Schweigepflicht ausweiten
Es war nur eine Frage der Zeit bis ein Ereignis wie der Absturz des Germanwings-Flugzeugs zu Rufen nach mehr Überwachung führen würde. Da es in diesem Fall ein deutscher Pilot ohne erkennbare extremistische Absichten für das Ereignis verantwortlich war, konzentriert sich die Forderung diesmal auf den mutmaßlich labilen Gesundheitszustand des fraglichen Piloten. Hier wurden Hinweise präsentiert, die auf eine depressive Störung hinweisen, die für den Amokflug ursächlich gewesen sein könnte.
Nach der gebotenen Schweigepflicht einer Trauerphase fordert nun angeblich ein Herr Fischer von der CDU eine Lockerung der ärztlichen Schweigepflicht für Piloten und andere sensible Berufsgruppen und dass diese „zu Ärzten gehen, die vom Arbeitgeber vorgegeben werden“. Falls er damit gemeint hat, dass sich die Arbeitgeber durch eigene Untersuchungen von der Tauglichkeit der sensiblen Mitarbeiter überzeugen können müssen, so hat er Recht. Allerdings gibt es solche Untersuchungen bereits, die sich üblicherweise je nach Berufsstand „Tauglichkeitsuntersuchung“ oder „Medizinischer Check“ nennen. Hier ist die Schweigepflicht des Arztes in gegenseitiger Übereinkunft gelockert
Die Forderung dass Betroffene jedoch ausschließlich zu Ärzten gehen, die im Zweifelsfall an den Arbeitgeber berichten, wäre dagegen gefährlicher Unsinn. Allzuviele wären da geneigt, lieber den vorsorglichen und auch den unbedingt nötigen Arztbesuch lieber ganz zu unterlassen oder zumindest dem Arzt nicht alles zu erzählen, was dieser für seine Arbeit braucht, aus Angst andernfalls unvorsichtigerweise ihre Karriere zu beenden.
Die Schweigepflicht ist jedoch den Überwachungsbefürwortern ein besonders großer Dorn im Auge, der ihre Begehrlichkeiten weckt.

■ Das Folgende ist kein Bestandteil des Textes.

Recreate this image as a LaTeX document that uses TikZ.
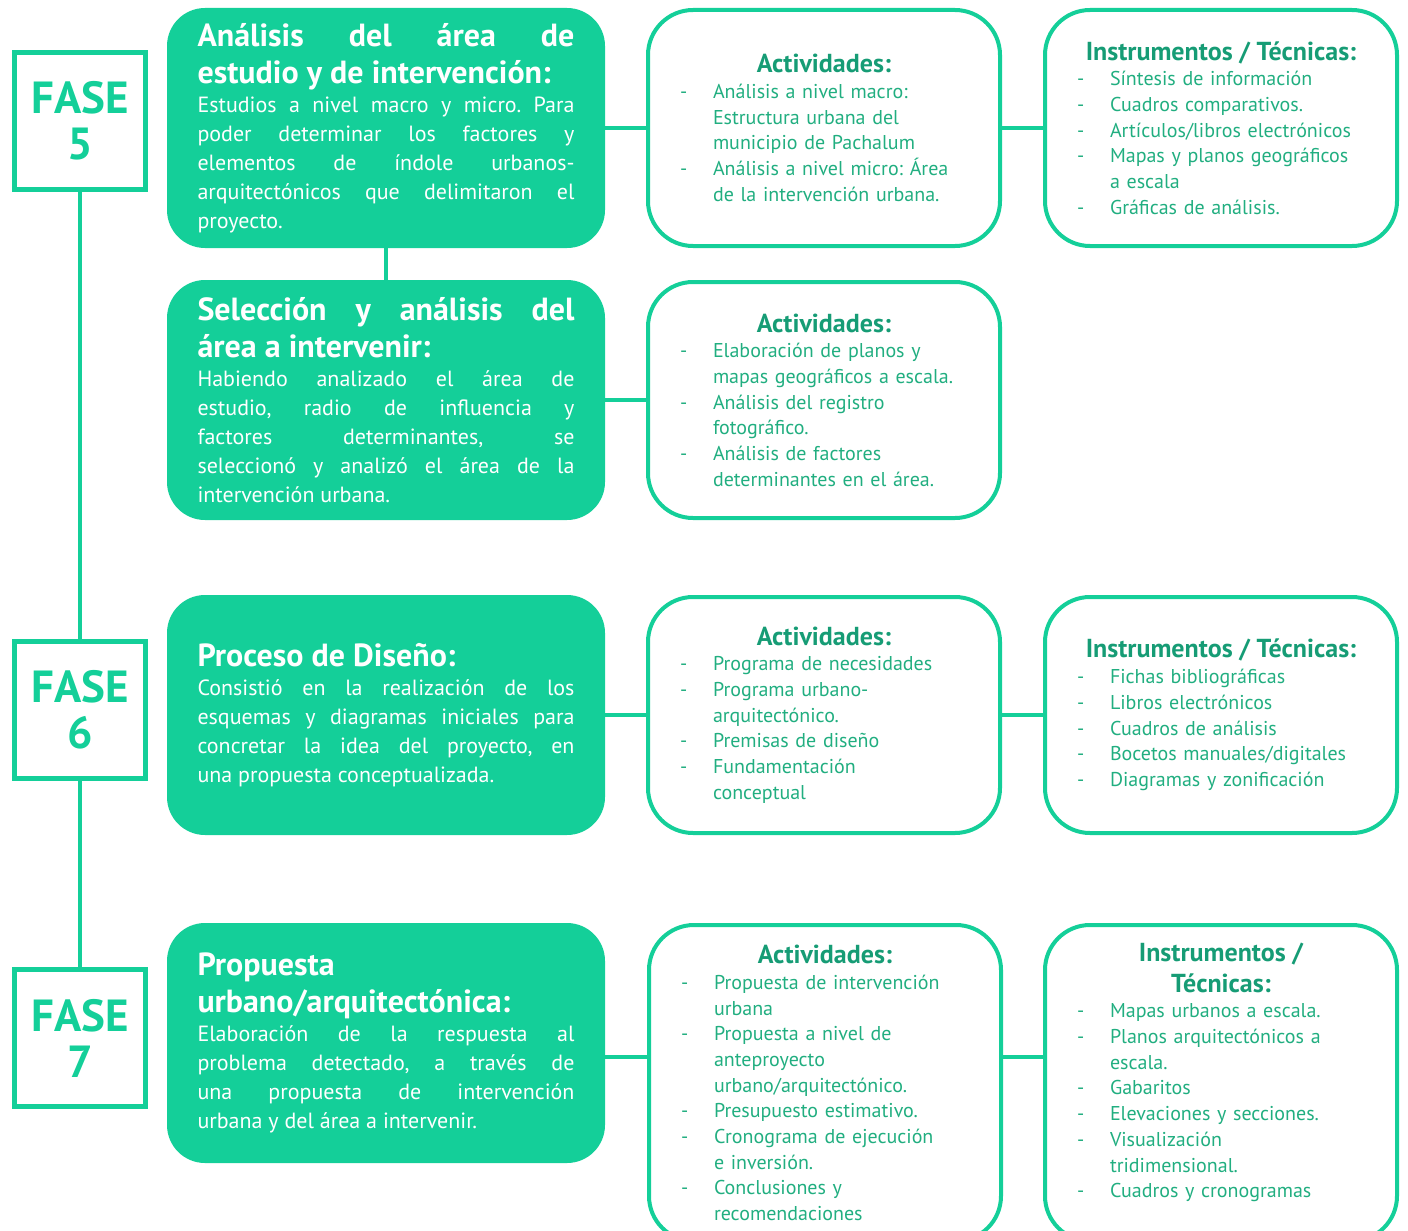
\documentclass[tikz,border=0pt]{standalone}
\usepackage{fontspec}
\setmainfont{PT Sans}
\usetikzlibrary{positioning}
\frenchspacing

\definecolor{verde}{HTML}{14CF99}
\definecolor{verdeosc}{HTML}{169C75}
\definecolor{verdetxt}{HTML}{21AE80}

\newcommand{\titulo}[1]{{\centering\bfseries\fontsize{26}{31}\selectfont\noindent\color{verdeosc}#1\par}}
\newcommand{\guion}{\par\hangindent=33pt\hangafter=1\noindent\makebox[33pt][l]{-}}
\newcommand{\encabezado}[1]{{\bfseries\fontsize{32}{37}\selectfont #1\par}}

\tikzset{
	fase/.style={draw=verde, line width=5pt, minimum width=131pt, minimum height=137pt, text=verde, font=\bfseries\fontsize{45}{46}\selectfont, align=center},
	paso/.style={fill=verde, rounded corners=38pt, minimum width=438pt, minimum height=240pt, inner sep=0pt, text width=377pt, align=justify, text=white, font=\fontsize{22}{29}\selectfont},
	lista/.style={draw=verde, line width=4pt, rounded corners=45pt, minimum width=352pt, minimum height=236pt, inner sep=0pt, text width=288pt, align=left, text=verdetxt, font=\fontsize{20}{25.7}\selectfont},
	enlace/.style={draw=verde, line width=4pt}
}

\begin{document}
\begin{tikzpicture}[x=1pt, y=-1pt]
	\useasboundingbox (0,0) rectangle (1408,1231);

	\node (1) [fase] at (80,121) {FASE\\5};
	\node (2) [paso] at (386,128) {\encabezado{Análisis del área de\linebreak estudio y de intervención:}Estudios a nivel macro y micro. Para\linebreak poder determinar los factores y\linebreak elementos de índole urbanos-\linebreak arquitectónicos que delimitaron el\linebreak proyecto.\par};
	\node (3) [lista, right of=2, node distance=438pt] {\titulo{Actividades:}
		\guion Análisis a nivel macro:\newline Estructura urbana del\newline municipio de Pachalum
		\guion Análisis a nivel micro: Área\newline de la intervención urbana.\par};
	\node (4) [lista, right of=3, node distance=397pt] {\titulo{\mbox{Instrumentos / Técnicas:}}
		\guion Síntesis de información
		\guion Cuadros comparativos.
		\guion Artículos/libros electrónicos
		\guion Mapas y planos geográficos\newline a escala
		\guion Gráficas de análisis.\par};

	\node (5) [paso, below of=2, node distance=272pt] {\encabezado{Selección y análisis del\linebreak área a intervenir:}Habiendo analizado el área de\linebreak estudio, radio de influencia y\linebreak factores determinantes, se\linebreak seleccionó y analizó el área de la\linebreak intervención urbana.\par};
	\node (6) [lista, right of=5, node distance=438pt] {\titulo{Actividades:}
		\guion Elaboración de planos y\newline mapas geográficos a escala.
		\guion Análisis del registro\newline fotográfico.
		\guion Análisis de factores\newline determinantes en el área.\par};

	\node (7) [fase] at (80,710) {FASE\\6};
	\node (8) [paso, below of=5, node distance=315pt] {\encabezado{Proceso de Diseño:}Consistió en la realización de los\linebreak esquemas y diagramas iniciales para\linebreak concretar la idea del proyecto, en\linebreak una propuesta conceptualizada.\par};
	\node (9) [lista, right of=8, node distance=438pt] {\titulo{Actividades:}
		\guion Programa de necesidades
		\guion Programa urbano-\newline arquitectónico.
		\guion Premisas de diseño
		\guion Fundamentación\newline conceptual\par};
	\node (10) [lista, right of=9, node distance=397pt] {\titulo{\mbox{Instrumentos / Técnicas:}}
		\guion Fichas bibliográficas
		\guion Libros electrónicos
		\guion Cuadros de análisis
		\guion Bocetos manuales/digitales
		\guion Diagramas y zonificación\par};

	\node (11) [fase] at (80,1038) {FASE\\7};
	\node (12) [paso, below of=8, node distance=328pt] {\encabezado{Propuesta\newline urbano/arquitectónica:}Elaboración de la respuesta al\linebreak problema detectado, a través de\linebreak una propuesta de intervención\linebreak urbana y del área a intervenir.\par};
	\node (13) [lista, minimum height=316pt, right of=12, node distance=439pt, yshift=-40pt] {\titulo{Actividades:}
		\guion Propuesta de intervención\newline urbana
		\guion Propuesta a nivel de\newline anteproyecto\newline urbano/arquitectónico.
		\guion Presupuesto estimativo.
		\guion Cronograma de ejecución\newline e inversión.
		\guion Conclusiones y\newline recomendaciones\par};
	\node (14) [lista, minimum height=316pt, right of=13, node distance=396pt] {\titulo{Instrumentos /\\Técnicas:}
		\guion Mapas urbanos a escala.
		\guion Planos arquitectónicos a\newline escala.
		\guion Gabaritos
		\guion Elevaciones y secciones.
		\guion Visualización\newline tridimensional.
		\guion Cuadros y cronogramas
		\par\null};

	\path[enlace]
		(1) edge (7)
		(7) edge (11)
		(2) edge (5)
		(2) edge (3)
		(3) edge (4)
		(5) edge (6)
		(8) edge (9)
		(9) edge (10)
		([yshift=-14pt]12.east) edge ([yshift=26pt]13.west)
		([yshift=26pt]13.east) edge ([yshift=26pt]14.west);
\end{tikzpicture}
\end{document}
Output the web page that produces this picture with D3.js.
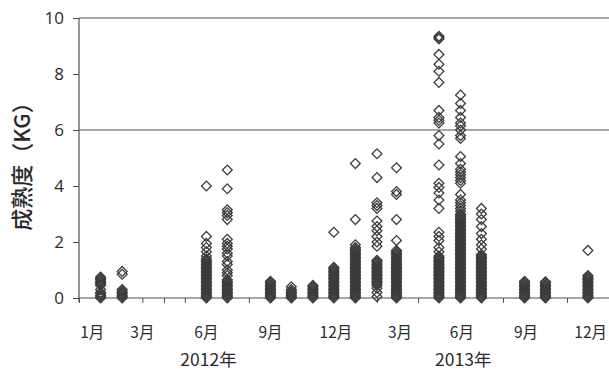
<!DOCTYPE html>
<html>
<head>
<meta charset="utf-8">
<script src="https://cdn.jsdelivr.net/npm/d3@7"></script>
<style>
  html, body { margin: 0; padding: 0; background: #fff; }
  svg { display: block; }
</style>
</head>
<body>
<svg id="chart" width="609" height="373"></svg>
<script>
// Sampling months (plotted mid-month)
const sampleDates = [
  "2012-01-15", "2012-02-15", "2012-06-15", "2012-07-15", "2012-09-15",
  "2012-10-15", "2012-11-15", "2012-12-15", "2013-01-15", "2013-02-15",
  "2013-03-15", "2013-05-15", "2013-06-15", "2013-07-15", "2013-09-15",
  "2013-10-15", "2013-12-15"
];

// Maturity readings (kg) per sampling month, same order as sampleDates
const jan2012 = [0, 0.05, 0.1, 0.15, 0.2, 0.3, 0.45, 0.5, 0.55, 0.6, 0.65, 0.7, 0.75];
const feb2012 = [0, 0.05, 0.1, 0.15, 0.2, 0.25, 0.3, 0.85, 0.95];
const jun2012 = [4.0, 2.2, 1.95, 1.8, 1.65, 1.5, 1.4, 1.35, 1.3, 1.25, 1.2, 1.15, 1.1, 1.05, 1.0, 0.95, 0.9, 0.85,
                 0.8, 0.75, 0.7, 0.65, 0.6, 0.55, 0.5, 0.45, 0.4, 0.35, 0.3, 0.25, 0.2, 0.15, 0.1, 0.05, 0];
const jul2012 = [4.57, 3.9, 3.15, 3.05, 2.95, 2.8, 2.1, 1.95, 1.85, 1.75, 1.6, 1.5, 1.3, 1.2, 1.0, 0.9, 0.8,
                 0.65, 0.6, 0.55, 0.5, 0.45, 0.4, 0.35, 0.3, 0.25, 0.2, 0.15, 0.1, 0.05, 0];
const sep2012 = [0, 0.05, 0.1, 0.15, 0.2, 0.25, 0.3, 0.35, 0.4, 0.45, 0.5, 0.55, 0.6];
const oct2012 = [0, 0.05, 0.1, 0.15, 0.2, 0.25, 0.3, 0.4];
const nov2012 = [0, 0.05, 0.1, 0.15, 0.2, 0.25, 0.3, 0.35, 0.4, 0.45];
const dec2012 = [2.35, 1.1, 1.05, 1.0, 0.95, 0.9, 0.85, 0.8, 0.75, 0.7, 0.65, 0.6, 0.55, 0.5, 0.45, 0.4,
                 0.35, 0.3, 0.25, 0.2, 0.15, 0.1, 0.05, 0];
const jan2013 = [4.8, 2.8, 1.9, 1.8, 1.75, 1.7, 1.65, 1.6, 1.55, 1.5, 1.45, 1.4, 1.35, 1.3, 1.25, 1.2, 1.15,
                 1.1, 1.05, 1.0, 0.95, 0.9, 0.85, 0.8, 0.75, 0.7, 0.65, 0.6, 0.55, 0.5, 0.45, 0.4, 0.35,
                 0.3, 0.25, 0.2, 0.15, 0.1, 0.05, 0];
const feb2013 = [5.15, 4.3, 3.4, 3.3, 3.2, 2.75, 2.55, 2.4, 2.2, 2.0, 1.85, 1.35, 1.3, 1.25, 1.2, 1.15, 1.1,
                 1.05, 1.0, 0.95, 0.9, 0.85, 0.8, 0.75, 0.7, 0.65, 0.6, 0.55, 0.5, 0.45, 0.35, 0.2, 0.05];
const mar2013 = [4.65, 3.8, 3.7, 2.8, 2.05, 1.7, 1.65, 1.6, 1.55, 1.5, 1.45, 1.4, 1.35, 1.3, 1.25, 1.2, 1.15,
                 1.1, 1.05, 1.0, 0.95, 0.9, 0.85, 0.8, 0.75, 0.7, 0.65, 0.6, 0.55, 0.5, 0.45, 0.4, 0.35,
                 0.3, 0.25, 0.2, 0.15, 0.1, 0.05, 0];
const may2013 = [9.35, 9.3, 9.25, 8.7, 8.35, 8.1, 7.7, 6.7, 6.45, 6.35, 6.25, 5.8, 5.5, 4.75, 4.1, 3.95, 3.75,
                 3.5, 3.2, 2.35, 2.2, 2.05, 1.8, 1.65, 1.5, 1.45, 1.4, 1.35, 1.3, 1.25, 1.2, 1.15, 1.1, 1.05,
                 1.0, 0.95, 0.9, 0.85, 0.8, 0.75, 0.7, 0.65, 0.6, 0.55, 0.5, 0.45, 0.4, 0.35, 0.3, 0.25,
                 0.2, 0.15, 0.1, 0.05, 0];
const jun2013 = [7.25, 6.95, 6.7, 6.45, 6.25, 6.15, 6.0, 5.8, 5.7, 5.05, 4.8, 4.6, 4.5, 4.4, 4.3, 4.2, 4.1,
                 3.7, 3.5, 3.4, 3.3, 3.2, 3.1, 3.0, 2.95, 2.9, 2.85, 2.8, 2.75, 2.7, 2.65, 2.6, 2.55, 2.5,
                 2.45, 2.4, 2.35, 2.3, 2.25, 2.2, 2.15, 2.1, 2.05, 2.0, 1.95, 1.9, 1.85, 1.8, 1.75, 1.7,
                 1.65, 1.6, 1.55, 1.5, 1.45, 1.4, 1.35, 1.3, 1.25, 1.2, 1.15, 1.1, 1.05, 1.0, 0.95, 0.9,
                 0.85, 0.8, 0.75, 0.7, 0.65, 0.6, 0.55, 0.5, 0.45, 0.4, 0.35, 0.3, 0.25, 0.2, 0.15, 0.1,
                 0.05, 0];
const jul2013 = [3.2, 3.0, 2.8, 2.55, 2.3, 2.1, 1.9, 1.75, 1.55, 1.5, 1.45, 1.4, 1.35, 1.3, 1.25, 1.2,
                 1.15, 1.1, 1.05, 1.0, 0.95, 0.9, 0.85, 0.8, 0.75, 0.7, 0.65, 0.6, 0.55, 0.5, 0.45, 0.4,
                 0.35, 0.3, 0.25, 0.2, 0.15, 0.1, 0.05, 0];
const sep2013 = [0, 0.05, 0.1, 0.15, 0.2, 0.25, 0.3, 0.35, 0.4, 0.45, 0.5, 0.55, 0.6];
const oct2013 = [0, 0.05, 0.1, 0.15, 0.2, 0.25, 0.3, 0.35, 0.4, 0.45, 0.5, 0.55, 0.58];
const dec2013 = [1.7, 0.8, 0.75, 0.7, 0.65, 0.6, 0.55, 0.5, 0.45, 0.4, 0.35, 0.3, 0.25, 0.2, 0.15, 0.1, 0.05, 0];

const maturityByMonth = [jan2012, feb2012, jun2012, jul2012, sep2012, oct2012, nov2012, dec2012,
                         jan2013, feb2013, mar2013, may2013, jun2013, jul2013, sep2013, oct2013, dec2013];

// Axis text
const yTicks = [0, 2, 4, 6, 8, 10];
const refLines = [6, 10];
const monthLabels = ["1月", "3月", "6月", "9月", "12月", "3月", "6月", "9月", "12月"];
const monthLabelDates = ["2012-01-03", "2012-03-15", "2012-06-15", "2012-09-15", "2012-12-18",
                         "2013-03-20", "2013-06-17", "2013-09-17", "2013-12-19"];
const yearLabels = ["2012年", "2013年"];
const yearLabelDates = ["2012-06-18", "2013-06-19"];
const yTitle = "成熟度（KG）";

const parse = d3.timeParse("%Y-%m-%d");
const svg = d3.select("#chart");

const x = d3.scaleTime()
  .domain([parse("2011-12-15"), parse("2014-01-15")])
  .range([79, 609.5]);
const y = d3.scaleLinear().domain([0, 10]).range([298, 18]);

const axisColor = "#4b524b";
const textColor = "#2a2a2a";

// Reference lines at 6 and 10 kg
svg.append("g").selectAll("line").data(refLines).join("line")
  .attr("x1", x.range()[0]).attr("x2", x.range()[1])
  .attr("y1", d => y(d)).attr("y2", d => y(d))
  .attr("stroke", axisColor).attr("stroke-width", 1.2);

// Y axis
const yAxis = svg.append("g")
  .attr("transform", `translate(${x.range()[0]},0)`)
  .call(d3.axisLeft(y).tickValues(yTicks).tickSize(6).tickPadding(9).tickFormat(d3.format("d")));
yAxis.select(".domain").attr("stroke", axisColor).attr("stroke-width", 1.2).attr("d", `M0,${y(10)}V${y(0) + 4}`);
yAxis.selectAll(".tick line").attr("stroke", axisColor);
yAxis.selectAll(".tick text")
  .attr("font-family", "'Open Sans', 'Noto Sans', sans-serif")
  .attr("font-size", 17).attr("fill", textColor);

// X axis with monthly ticks
const monthTicks = d3.timeMonth.range(parse("2011-12-01"), parse("2014-02-01")).map(d => d3.timeDay.offset(d, 14));
const xAxis = svg.append("g")
  .attr("transform", `translate(0,${y(0)})`)
  .call(d3.axisBottom(x).tickValues(monthTicks).tickSize(5).tickFormat(""));
xAxis.select(".domain").attr("stroke", axisColor).attr("stroke-width", 1.2).attr("d", `M${x.range()[0]},0H${x.range()[1]}`);
xAxis.selectAll(".tick line").attr("stroke", axisColor);

// Month and year labels
svg.append("g").selectAll("text").data(monthLabels).join("text")
  .attr("x", (d, i) => x(parse(monthLabelDates[i])))
  .attr("y", 338)
  .attr("text-anchor", "middle")
  .attr("font-family", "'Noto Sans CJK JP', sans-serif")
  .attr("font-size", 15.5).attr("fill", textColor)
  .text(d => d);

svg.append("g").selectAll("text").data(yearLabels).join("text")
  .attr("x", (d, i) => x(parse(yearLabelDates[i])))
  .attr("y", 366)
  .attr("text-anchor", "middle")
  .attr("font-family", "'Noto Sans CJK JP', sans-serif")
  .attr("font-size", 17.5).attr("fill", textColor)
  .text(d => d);

// Y title
svg.append("text")
  .attr("transform", `translate(30,161) rotate(-90)`)
  .attr("text-anchor", "middle")
  .attr("font-family", "'Noto Sans CJK JP', sans-serif")
  .attr("font-size", 22).attr("font-weight", 500).attr("fill", textColor)
  .text(yTitle);

// Hollow diamond markers
const diamond = d3.symbol(d3.symbolSquare, 48);
const points = maturityByMonth.flatMap((vals, i) => vals.map(v => ({ date: parse(sampleDates[i]), value: v })));
svg.append("g").selectAll("path").data(points).join("path")
  .attr("d", diamond)
  .attr("transform", d => `translate(${x(d.date)},${y(d.value)}) rotate(45)`)
  .attr("fill", "none")
  .attr("stroke", "#3c3c3c")
  .attr("stroke-width", 1.3);
</script>
</body>
</html>
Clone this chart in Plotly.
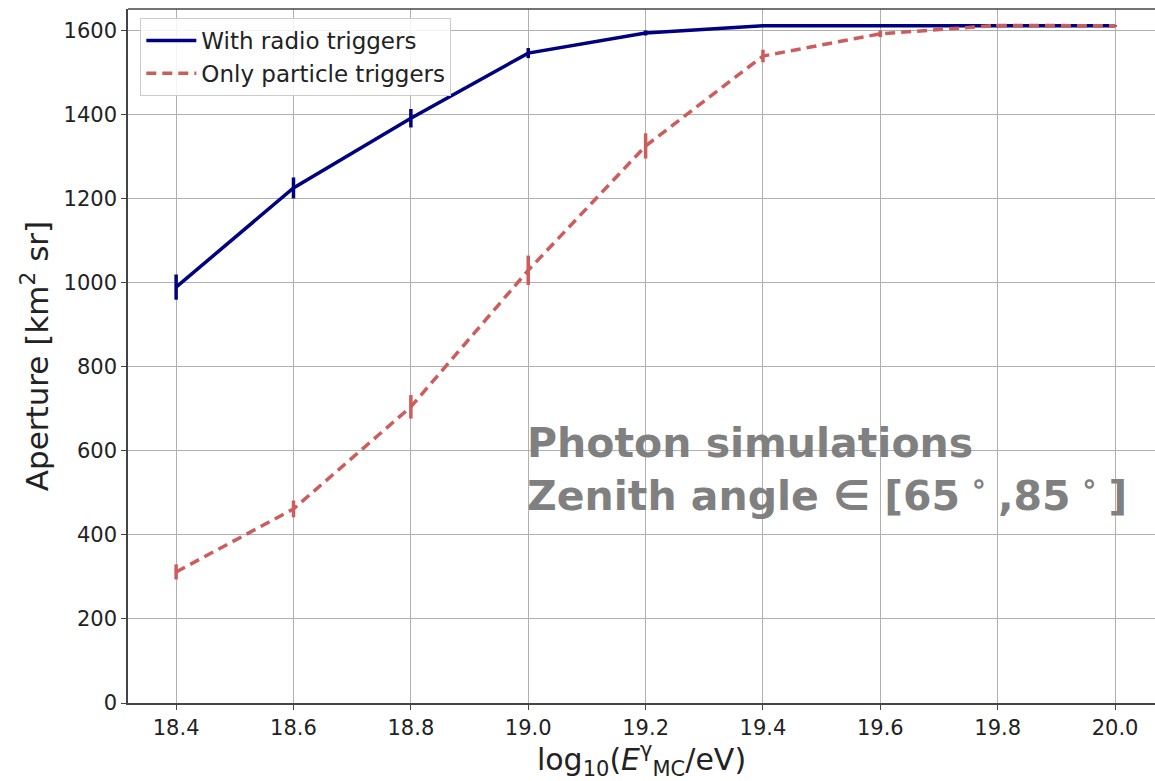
import plotly.graph_objects as go

energy = [18.4, 18.6, 18.8, 19.0, 19.2, 19.4, 19.6, 19.8, 20.0]
radio = [990, 1226, 1392, 1547, 1595, 1612, 1612, 1612, 1612]
radio_err = [30, 25, 22, 12, 6, 3, 2, 2, 2]
particle = [312, 462, 705, 1030, 1326, 1540, 1593, 1613, 1612]
particle_err = [18, 20, 28, 35, 30, 15, 8, 3, 2]

x_ticks = [18.4, 18.6, 18.8, 19.0, 19.2, 19.4, 19.6, 19.8, 20.0]
y_ticks = [0, 200, 400, 600, 800, 1000, 1200, 1400, 1600]

blue = "#000080"
red = "#CD5C5C"
font = "DejaVu Sans"

fig = go.Figure()
fig.add_trace(go.Scatter(
    x=energy, y=radio, mode="lines", name="With radio triggers",
    line=dict(color=blue, width=3.5),
    error_y=dict(type="data", array=radio_err, color=blue, thickness=3.5, width=0),
))
fig.add_trace(go.Scatter(
    x=energy, y=particle, mode="lines", name="Only particle triggers",
    line=dict(color=red, width=3.5, dash="10px,6px"),
    error_y=dict(type="data", array=particle_err, color=red, thickness=3.5, width=0),
))

fig.add_annotation(
    x=0.387, y=0.412, xref="paper", yref="paper", xanchor="left", yanchor="top",
    text="<b>Photon simulations<br>Zenith angle ∈ [65<sup> ∘ </sup>,85<sup> ∘ </sup>]</b>",
    showarrow=False, align="left",
    font=dict(family=font, size=41, color="#808080"),
)

fig.add_shape(type="line", xref="paper", yref="paper", x0=0, x1=1, y0=1, y1=1,
              line=dict(color="#444444", width=1.5))

fig.update_layout(
    width=1155, height=781,
    margin=dict(l=128, r=0, t=9, b=78),
    paper_bgcolor="white", plot_bgcolor="white",
    font=dict(family=font, color="#222222"),
    showlegend=True,
    legend=dict(x=0.012, y=0.987, xanchor="left", yanchor="top",
                bgcolor="rgba(255,255,255,0.85)", bordercolor="#cccccc", borderwidth=1,
                itemwidth=50,
                font=dict(family=font, size=23, color="#222222")),
    xaxis=dict(
        range=[18.318, 20.068], tickvals=x_ticks, ticktext=[f"{v:.1f}" for v in x_ticks],
        showgrid=True, gridcolor="#b0b0b0", gridwidth=1,
        showline=True, linecolor="#444444", linewidth=1.5,
        ticks="outside", ticklen=5, tickcolor="#444444",
        tickfont=dict(family=font, size=21, color="#222222"),
        title=dict(text="log<sub>10</sub>(<i>E</i><sup>γ</sup><sub>MC</sub>/eV)",
                   font=dict(family=font, size=30, color="#222222"), standoff=10),
        zeroline=False,
    ),
    yaxis=dict(
        range=[0, 1652], tickvals=y_ticks,
        showgrid=True, gridcolor="#b0b0b0", gridwidth=1,
        showline=True, linecolor="#444444", linewidth=1.5,
        ticks="outside", ticklen=5, tickcolor="#444444",
        tickfont=dict(family=font, size=21, color="#222222"),
        title=dict(text="Aperture [km<sup>2</sup> sr]",
                   font=dict(family=font, size=31, color="#222222"), standoff=6),
        zeroline=False,
    ),
)

fig.write_html("out.html")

Schließlich ist da jemand, der alle Informationen hat, die sie selbst so gerne hätten. Aber diese Art Aufhebung der Schweigepflicht durch die Hintertür, die später auch bei weniger sensiblen Berufen nicht Halt machen wird, ist in etwa so sinnvoll wie die Forderung, dass Mafiabosse nur noch bei Priestern beichten dürfen, die direkt mit der Polizei in Kontakt stehen.
Falls es das war, was Herr Fischer meinte, dann wäre es langsam an der Zeit über die Schweigepflicht von Politikern nachzudenken – man sollte diese ausweiten.